Le modèle noir, de Géricault à Matisse au musée d'Orsay
Au-delà de sa forte portée symbolique dans un pays ravagé par la désintégration de la société et la haine de l’ « autre », cette première exposition du genre en France donne simplement et superbement à voir la beauté des visages et des corps …
Son titre aussi interpelle : la double signification du terme « modèle », à la fois sujet représenté et porteur de valeurs.
Ainsi donc, depuis deux siècles, les personnes à la peau sombre sont présentes dans notre société, et pas seulement dans les lointaines contrées jadis colonisées … Ils étaient là, parmi nous et seuls les artistes en percevaient la troublante beauté … Dans la peinture, tout d’abord, mais aussi dans la littérature et bientôt la musique, partout prégnante aujourd’hui.
L’idée qui sous-tend cette exposition est de redonner leur pleine identité à ces personnes qui ont inspiré les peintres. On sait aujourd’hui que la servante qui porte des fleurs à Olympia (Manet) s’appelait Laure et qu’elle habitait 11 rue de Vintimille, que la belle « Négresse » peinte en 1800 par Guillemine Benoist se prénommait Madeleine … et que l’athlète qui inspira Théodore Chasseriau (lui-même métisse) portait le nom de Joseph.
Même si souvent, la présence d’une femme noire, et souvent de dos, souligne la blancheur éclatante de la femme nue étendue en face d’elle, on est touché par la beauté sculpturale de ces hommes et de ces femmes qui bientôt ne serviront plus seulement de faire-valoir : il en est ainsi de la Jeune femme aux pivoines de Frédéric Bazille (1870), ici en haut de l'écran.
L’aspect politique du propos est tout aussi intéressant. On y trouve naturellement des œuvres de propagande abolitionniste, mais le parcours vers la liberté et surtout la dignité sera semé d’embûches : si un premier décret de 1794 ouvre aux esclaves affranchis des colonies la pleine citoyenneté française sans distinction de couleur, il est vite contredit par le rétablissement de l’esclavage par Bonaparte en 1802 – l’abolition est un lent processus qui achoppe sur les réalités économiques – qui n’aboutira qu’en 1848.

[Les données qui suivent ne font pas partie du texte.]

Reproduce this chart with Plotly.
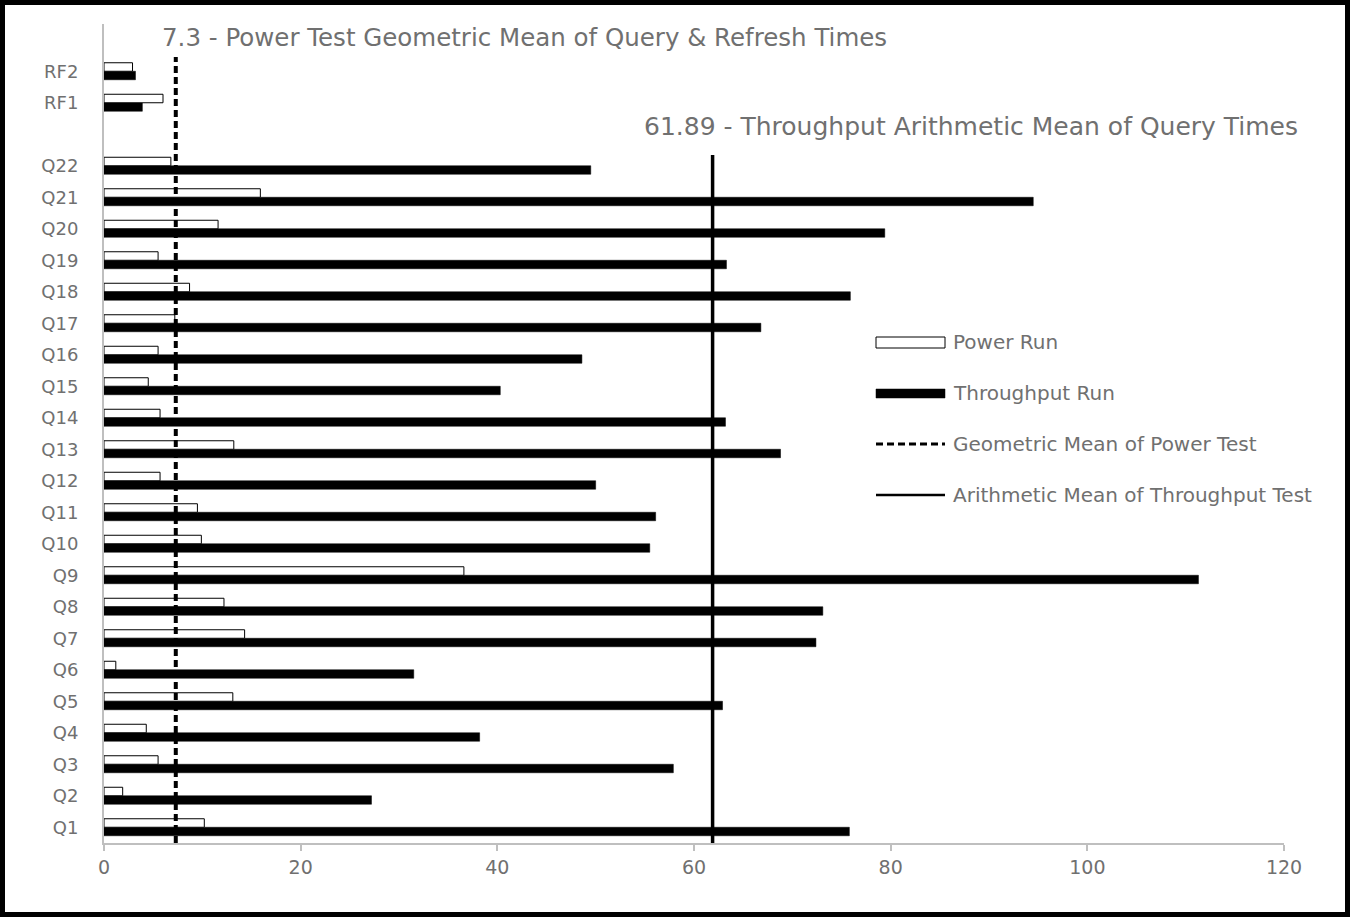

La Grande Guerre et l’arrivée de tirailleurs africains et des soldats noirs américains vont faire évoluer le regard. Les artistes noirs américains trouvent à Paris une considération qu’ils n’ont pas à Harlem, leur musique et leur art sont à la mode, ils vont révolutionner l’art occidental. Un symbole : Joséphine Baker, un concept : la « négritude », forgé par le poète martiniquais Aimé Césaire, qui définit l’identité noire en termes de résistance, valorisant ce qui jusque-là était méprisé. Fernand Léger, Henri Matisse, Wilfredo Lam, André Masson rejoindront les forêts oniriques du Douanier Rousseau …
Il y a encore un dur chemin à faire pour tordre le cou à des idées préconçues aussi absurdes que mortifères. Mais ce genre d’exposition riche, bien expliquée, éclairante y contribue.
Le modèle noir de Géricault à Matisse, exposition au musée d’Orsay jusqu’au 21 juillet, ouvert tous les jours sauf le lundi.